Wherein Our Heroine Examines Something She Hates.

As I have mentioned before, Our Hero is getting his master's degree. Here at Our Heroine's Job-Hunting Headquarters, we are very proud of him. He got an A on his first paper for one class and has taken his first midterm for another.

All of this going-to-school stuff has reminded me of some of the nightmare scenarios that are inherent in becoming a student again. My least favorite would be the post-exam deconstructionist critique, otherwise known as, "What did you get for question five?"

You know the scene: you've just exited an exam room, visions of blue book pages are still flipping before your eyes like those page-a-day calendar montages in a 1930's film.
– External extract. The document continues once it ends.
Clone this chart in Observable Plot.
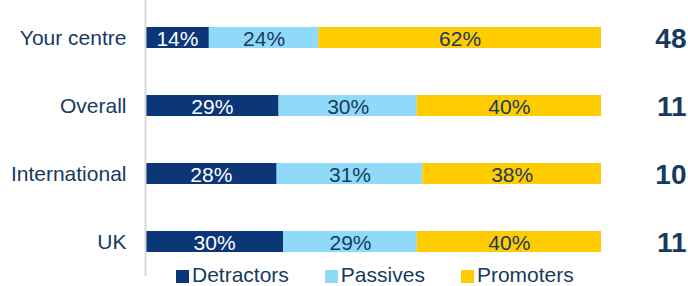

You either feel:

a.) Elated - you studied all the right things;
b.) Panicked - you studied all the wrong things;
c.) Wary - the professor's seemingly straightforward questions might have actually been trick ones; or
d.) Dazed - it's over, that's all you can say about it. You're one step away from shambling across to the Dean's office and moaning, "Brrraiiinnnnnsssss...." (Need we note that this is the most likely scenario?)

It is at this point when some hyperactive, overachieving, type-AAA-double-plus-ungood fiend comes up to you and says, "What did you get for question five?" During my last academic experience, it seemed that this question invariably came from a certain person who always claimed to be "in the weeds." He regularly reported that he was so far behind he could see himself coming. Ha. He used this tactic to lower expectations, the better to dazzle all when he made law review and graduated cum laude. Why he always chose to ask me what I got for question five, I will never know - just as he will never know how close I was to ripping his arm off and beating him with it whenever he asked me this asinine question.

Let's face it: I could never even remember what question five was. And if I did there was no good to be gained by realizing, ten minutes after I turned it in, that I had written the exam in such a way that my answers not only exposed me for an intellectual fraud, but would be read out loud in the next faculty meeting, the better to convulse the professor's peers in hilarity. The exam is over. The semester is over. What good is it to stand in the foyer and obsess over something you can do nothing about?

With the benefit of hindsight, I would have taken the following approach. Before handing in the exam, I would carefully have taken note of the number of the last question. Then I'd hand in my exam. When I was asked the inevitable question, I would say, "Oh, man - yeah. Question five. But what about question seventeen?"

Question sixteen would have been the last question on the exam.